"""

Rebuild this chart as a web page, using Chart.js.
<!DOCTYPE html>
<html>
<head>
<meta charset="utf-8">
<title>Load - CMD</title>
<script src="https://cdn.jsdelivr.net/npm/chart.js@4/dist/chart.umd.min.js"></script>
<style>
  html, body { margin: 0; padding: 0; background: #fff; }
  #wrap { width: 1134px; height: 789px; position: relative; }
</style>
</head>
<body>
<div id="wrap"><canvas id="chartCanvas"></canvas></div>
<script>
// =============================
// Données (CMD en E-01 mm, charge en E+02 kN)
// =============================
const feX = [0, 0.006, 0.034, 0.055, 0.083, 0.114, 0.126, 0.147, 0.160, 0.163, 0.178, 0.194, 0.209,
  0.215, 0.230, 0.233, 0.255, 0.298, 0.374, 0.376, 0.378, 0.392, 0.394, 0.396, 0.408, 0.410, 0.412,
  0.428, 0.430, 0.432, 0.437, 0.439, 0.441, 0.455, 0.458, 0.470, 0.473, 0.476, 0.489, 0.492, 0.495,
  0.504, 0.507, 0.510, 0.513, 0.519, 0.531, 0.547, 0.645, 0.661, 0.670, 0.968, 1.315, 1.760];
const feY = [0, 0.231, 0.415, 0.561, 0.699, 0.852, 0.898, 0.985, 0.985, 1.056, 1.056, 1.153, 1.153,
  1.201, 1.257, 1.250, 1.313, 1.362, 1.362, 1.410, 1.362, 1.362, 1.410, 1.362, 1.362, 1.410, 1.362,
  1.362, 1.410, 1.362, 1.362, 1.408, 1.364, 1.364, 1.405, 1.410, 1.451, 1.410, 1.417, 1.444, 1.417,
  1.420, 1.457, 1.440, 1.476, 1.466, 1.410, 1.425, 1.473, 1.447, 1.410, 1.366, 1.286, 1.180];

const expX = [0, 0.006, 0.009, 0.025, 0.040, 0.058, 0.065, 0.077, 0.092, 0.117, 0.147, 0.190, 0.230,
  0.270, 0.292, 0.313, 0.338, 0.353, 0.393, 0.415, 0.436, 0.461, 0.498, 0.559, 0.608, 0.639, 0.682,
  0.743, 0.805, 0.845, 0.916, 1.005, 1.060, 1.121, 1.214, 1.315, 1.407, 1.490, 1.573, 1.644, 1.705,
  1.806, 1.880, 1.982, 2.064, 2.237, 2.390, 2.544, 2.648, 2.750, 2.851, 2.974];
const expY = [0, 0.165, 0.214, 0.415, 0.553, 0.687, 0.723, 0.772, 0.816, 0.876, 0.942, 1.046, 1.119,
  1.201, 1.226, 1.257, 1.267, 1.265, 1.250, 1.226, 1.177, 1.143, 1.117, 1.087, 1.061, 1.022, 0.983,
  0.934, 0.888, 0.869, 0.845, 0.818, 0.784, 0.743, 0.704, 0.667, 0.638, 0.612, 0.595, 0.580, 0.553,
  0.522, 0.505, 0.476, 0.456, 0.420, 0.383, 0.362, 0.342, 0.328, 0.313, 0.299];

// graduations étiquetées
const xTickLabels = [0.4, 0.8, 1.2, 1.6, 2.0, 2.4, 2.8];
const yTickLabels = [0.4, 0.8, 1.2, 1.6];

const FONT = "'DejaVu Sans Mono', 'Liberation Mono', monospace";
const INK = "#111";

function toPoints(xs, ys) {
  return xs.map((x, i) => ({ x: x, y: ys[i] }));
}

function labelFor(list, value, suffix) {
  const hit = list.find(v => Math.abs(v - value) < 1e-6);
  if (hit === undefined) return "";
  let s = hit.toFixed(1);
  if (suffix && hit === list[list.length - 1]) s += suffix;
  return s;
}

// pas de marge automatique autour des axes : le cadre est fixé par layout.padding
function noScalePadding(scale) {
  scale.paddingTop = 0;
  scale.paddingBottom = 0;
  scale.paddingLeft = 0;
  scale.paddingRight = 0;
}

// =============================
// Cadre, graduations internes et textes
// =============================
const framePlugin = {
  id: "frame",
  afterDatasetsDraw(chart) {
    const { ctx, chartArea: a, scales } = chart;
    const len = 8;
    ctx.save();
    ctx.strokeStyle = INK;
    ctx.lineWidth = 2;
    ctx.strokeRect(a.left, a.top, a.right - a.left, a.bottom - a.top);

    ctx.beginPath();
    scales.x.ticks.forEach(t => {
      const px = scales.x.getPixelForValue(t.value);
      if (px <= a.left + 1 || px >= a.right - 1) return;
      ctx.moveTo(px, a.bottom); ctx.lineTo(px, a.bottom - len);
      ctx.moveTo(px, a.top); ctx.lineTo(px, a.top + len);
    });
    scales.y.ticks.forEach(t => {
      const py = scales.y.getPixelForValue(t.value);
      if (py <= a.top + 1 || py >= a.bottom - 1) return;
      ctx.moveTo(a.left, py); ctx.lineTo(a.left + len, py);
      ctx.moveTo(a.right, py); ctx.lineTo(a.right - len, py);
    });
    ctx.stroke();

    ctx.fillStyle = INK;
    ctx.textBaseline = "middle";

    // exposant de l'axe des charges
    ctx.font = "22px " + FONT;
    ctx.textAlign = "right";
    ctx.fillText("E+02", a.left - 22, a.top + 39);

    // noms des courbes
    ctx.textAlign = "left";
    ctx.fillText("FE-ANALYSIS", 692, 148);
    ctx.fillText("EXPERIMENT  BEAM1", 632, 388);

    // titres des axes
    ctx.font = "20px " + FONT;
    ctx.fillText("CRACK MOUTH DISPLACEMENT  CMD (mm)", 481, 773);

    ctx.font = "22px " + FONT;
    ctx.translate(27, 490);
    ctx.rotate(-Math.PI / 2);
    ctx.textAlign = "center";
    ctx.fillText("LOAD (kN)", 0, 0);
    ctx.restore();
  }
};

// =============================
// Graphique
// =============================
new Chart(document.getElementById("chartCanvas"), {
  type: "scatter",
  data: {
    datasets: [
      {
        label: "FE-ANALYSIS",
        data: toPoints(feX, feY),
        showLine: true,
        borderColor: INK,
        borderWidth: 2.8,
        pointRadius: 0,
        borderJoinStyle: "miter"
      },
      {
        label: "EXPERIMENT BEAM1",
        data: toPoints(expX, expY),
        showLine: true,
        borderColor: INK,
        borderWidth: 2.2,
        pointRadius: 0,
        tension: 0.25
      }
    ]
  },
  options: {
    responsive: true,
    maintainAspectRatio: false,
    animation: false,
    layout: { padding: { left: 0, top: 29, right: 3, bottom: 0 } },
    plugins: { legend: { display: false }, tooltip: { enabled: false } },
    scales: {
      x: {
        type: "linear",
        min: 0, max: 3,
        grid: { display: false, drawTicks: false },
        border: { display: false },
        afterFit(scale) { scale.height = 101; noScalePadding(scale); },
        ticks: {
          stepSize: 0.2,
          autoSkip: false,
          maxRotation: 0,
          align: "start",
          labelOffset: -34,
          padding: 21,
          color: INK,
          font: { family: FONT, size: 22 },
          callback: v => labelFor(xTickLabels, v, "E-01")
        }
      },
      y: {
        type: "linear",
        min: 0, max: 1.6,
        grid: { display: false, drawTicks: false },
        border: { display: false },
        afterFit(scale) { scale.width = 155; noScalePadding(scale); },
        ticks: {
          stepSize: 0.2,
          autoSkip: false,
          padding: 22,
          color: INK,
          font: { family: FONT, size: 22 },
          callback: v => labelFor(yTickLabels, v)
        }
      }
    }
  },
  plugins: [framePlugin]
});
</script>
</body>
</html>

"""

AIM OF THE TASK
Quote verbatim the opening lines of the listing above, ending with the line where "1.366, 1.286, 1.180];" appears; include both endpoints and nothing more.

OUTPUT FOR THIS EXERCISE
Rebuild this chart as a web page, using Chart.js.
<!DOCTYPE html>
<html>
<head>
<meta charset="utf-8">
<title>Load - CMD</title>
<script src="https://cdn.jsdelivr.net/npm/chart.js@4/dist/chart.umd.min.js"></script>
<style>
  html, body { margin: 0; padding: 0; background: #fff; }
  #wrap { width: 1134px; height: 789px; position: relative; }
</style>
</head>
<body>
<div id="wrap"><canvas id="chartCanvas"></canvas></div>
<script>
// =============================
// Données (CMD en E-01 mm, charge en E+02 kN)
// =============================
const feX = [0, 0.006, 0.034, 0.055, 0.083, 0.114, 0.126, 0.147, 0.160, 0.163, 0.178, 0.194, 0.209,
  0.215, 0.230, 0.233, 0.255, 0.298, 0.374, 0.376, 0.378, 0.392, 0.394, 0.396, 0.408, 0.410, 0.412,
  0.428, 0.430, 0.432, 0.437, 0.439, 0.441, 0.455, 0.458, 0.470, 0.473, 0.476, 0.489, 0.492, 0.495,
  0.504, 0.507, 0.510, 0.513, 0.519, 0.531, 0.547, 0.645, 0.661, 0.670, 0.968, 1.315, 1.760];
const feY = [0, 0.231, 0.415, 0.561, 0.699, 0.852, 0.898, 0.985, 0.985, 1.056, 1.056, 1.153, 1.153,
  1.201, 1.257, 1.250, 1.313, 1.362, 1.362, 1.410, 1.362, 1.362, 1.410, 1.362, 1.362, 1.410, 1.362,
  1.362, 1.410, 1.362, 1.362, 1.408, 1.364, 1.364, 1.405, 1.410, 1.451, 1.410, 1.417, 1.444, 1.417,
  1.420, 1.457, 1.440, 1.476, 1.466, 1.410, 1.425, 1.473, 1.447, 1.410, 1.366, 1.286, 1.180];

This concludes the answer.